Indian Christian leaders and secular parties have opposed a protest rally planned on Christmas Day by a hardline Hindu organization, which is seeking to end welfare benefits for tribal people who have embraced Christianity or Islam.
The organization, whose name means forum to protect tribal people’s religion and culture — Janajati Dharma Sanskriti Suraksha Manch (JSM) — announced last week it will hold the rally on Dec. 25 at Agartala, the state capital of Tripura in northeast India.
An affiliate of the pro-Hindu Rashtriya Swayamsevak Sangh (RSS), the JSM says Christianity and Islam are foreign-origin religions, and hence tribal people converted to these faiths should be removed from the official Scheduled Tribes (STs) list to deny them education and job quotas, besides other welfare benefits, under India’s affirmative action programs.

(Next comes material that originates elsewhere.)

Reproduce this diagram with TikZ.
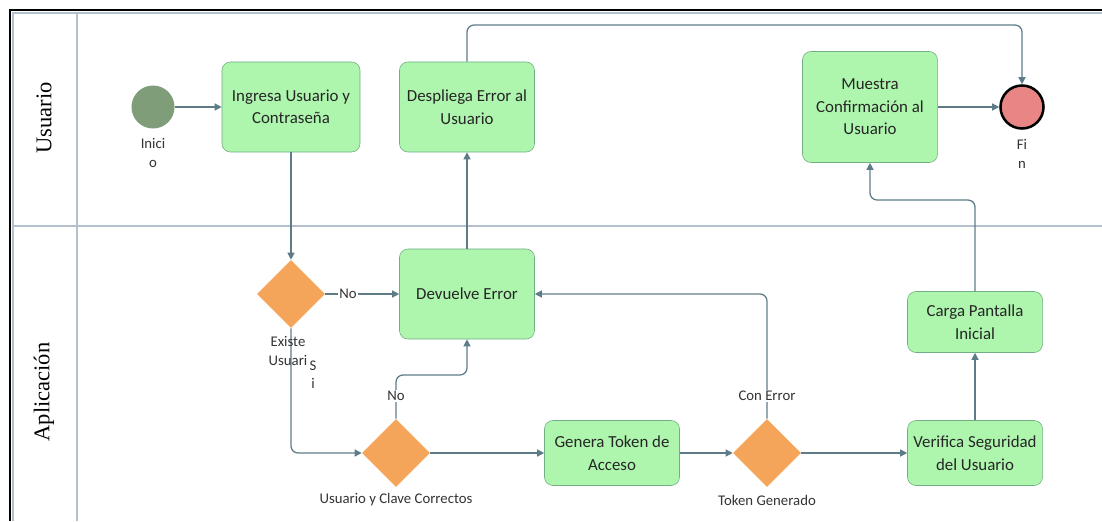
\documentclass[tikz,border=0pt]{standalone}
\usepackage{fontspec}
\setmainfont{Carlito}
\newfontfamily\carrilfont{Liberation Serif}
\usetikzlibrary{shapes.geometric, arrows.meta}

\definecolor{verdecaja}{HTML}{AEF5AE}
\definecolor{verdeborde}{HTML}{72AE84}
\definecolor{naranja}{HTML}{F4A55A}
\definecolor{flecha}{HTML}{5E7C88}
\definecolor{carril}{HTML}{B4C0CC}
\definecolor{verdeinicio}{HTML}{809D7A}
\definecolor{rojofin}{HTML}{E88585}

\begin{document}
\begin{tikzpicture}[x=0.025cm, y=-0.025cm,
    tarea/.style={draw=verdeborde, fill=verdecaja, rounded corners=6pt, align=center,
        minimum width=3.375cm, minimum height=2.25cm, inner sep=2pt,
        font=\fontsize{12}{16}\selectfont, text=black!85},
    decision/.style={diamond, fill=naranja, minimum width=1.7cm, minimum height=1.7cm, inner sep=0pt},
    evento/.style={circle, minimum size=1.075cm, inner sep=0pt},
    etiqueta/.style={align=center, font=\fontsize{10.5}{13}\selectfont, text=black!80, inner sep=1pt},
    flujo/.style={draw=flecha, line width=0.9pt, rounded corners=5pt, -{Triangle[length=5pt, width=5pt]}},
    nombre/.style={rotate=90, font=\carrilfont\fontsize{16}{18}\selectfont}]
    \useasboundingbox (0,0) rectangle (1102,521);

    % carriles
    \draw[line width=2pt] (10,521) -- (10,10) -- (1102,10);
    \draw[carril, line width=0.8pt] (13,521) -- (13,13) -- (1102,13);
    \draw[carril, line width=0.8pt] (77,13) -- (77,521);
    \draw[carril, line width=0.8pt] (13,226) -- (1102,226);
    \node[nombre] (usu) at (44,118) {Usuario};
    \node[nombre] (apl) at (44,392) {Aplicación};

    % nodos
    \node[evento, fill=verdeinicio] (ini) at (153,107) {};
    \node[tarea, minimum width=3.45cm] (ing) at (291,107) {Ingresa Usuario y\\Contraseña};
    \node[tarea] (des) at (467,107) {Despliega Error al\\Usuario};
    \node[tarea, minimum height=2.775cm] (mue) at (870,107) {Muestra\\Confirmación al\\Usuario};
    \node[evento, fill=rojofin, draw=black, line width=1.8pt] (fin) at (1022,107) {};
    \node[tarea] (dev) at (467,294) {Devuelve Error};
    \node[decision] (d1) at (291,294) {};
    \node[decision] (d2) at (396,453) {};
    \node[tarea, minimum height=1.625cm] (gen) at (612,453) {Genera Token de\\Acceso};
    \node[decision] (d3) at (767,453) {};
    \node[tarea, minimum height=1.625cm] (ver) at (975,453) {Verifica Seguridad\\del Usuario};
    \node[tarea, minimum height=1.525cm] (car) at (975,322) {Carga Pantalla\\Inicial};

    \coordinate (arriba) at (744,25);
    \coordinate (quiebre) at (920,200);
    \coordinate (giro) at (430,375);

    % conectores
    \draw[flujo] (ini) -- (ing);
    \draw[flujo] (ing) -- (d1);
    \draw[flujo] (d1) -- (dev);
    \draw[flujo] (d1.south) |- (d2.west);
    \draw[flujo] (d2.north) |- (giro) -| (dev.south);
    \draw[flujo] (d2) -- (gen);
    \draw[flujo] (gen) -- (d3);
    \draw[flujo] (d3) -- (ver);
    \draw[flujo] (d3.north) |- (dev.east);
    \draw[flujo] (dev) -- (des);
    \draw[flujo] (des.north) |- (arriba) -| (fin.north);
    \draw[flujo] (ver) -- (car);
    \draw[flujo] (car.north) |- (quiebre) -| (mue.south);
    \draw[flujo] (mue) -- (fin);

    % etiquetas
    \node[etiqueta] (t-ini) at (153,153) {Inici\\o};
    \node[etiqueta] (t-fin) at (1022,154) {Fi\\n};
    \node[etiqueta, fill=white] (t-no1) at (348,294) {No};
    \node[etiqueta] (t-d1) at (288,351) {Existe\\Usuari};
    \node[etiqueta] (t-si) at (313,375) {S\\i};
    \node[etiqueta, fill=white] (t-no2) at (396,396) {No};
    \node[etiqueta, fill=white] (t-err) at (767,396) {Con Error};
    \node[etiqueta] (t-d2) at (396,500) {Usuario y Clave Correctos};
    \node[etiqueta] (t-d3) at (767,500) {Token Generado};
\end{tikzpicture}
\end{document}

Father Ivan D’Silva, secretary for social communication at Agartala diocese, which covers the entire Tripura state, said he wasn’t sure about “the motive behind the planned rally on Christmas Day, the holiest and most sacred festival for Christians across the world.”
“It looks like it is being done deliberately. We called a meeting of all Church denominations in the state and have decided to oppose the rally” on Christmas day, he told UCA News on Nov. 29.
The Divine Word priest said they have also launched a campaign to make tribal people in the state aware of their constitutional rights. More than 50 percent of Tripura’s population belongs to various indigenous tribes.
Father Nicholas Barla, secretary of the Catholic Bishops’ Conference of India’s Office for Tribal Affairs, said the planned rally appeared to be part of “a political program ahead of the national elections to be held next year.”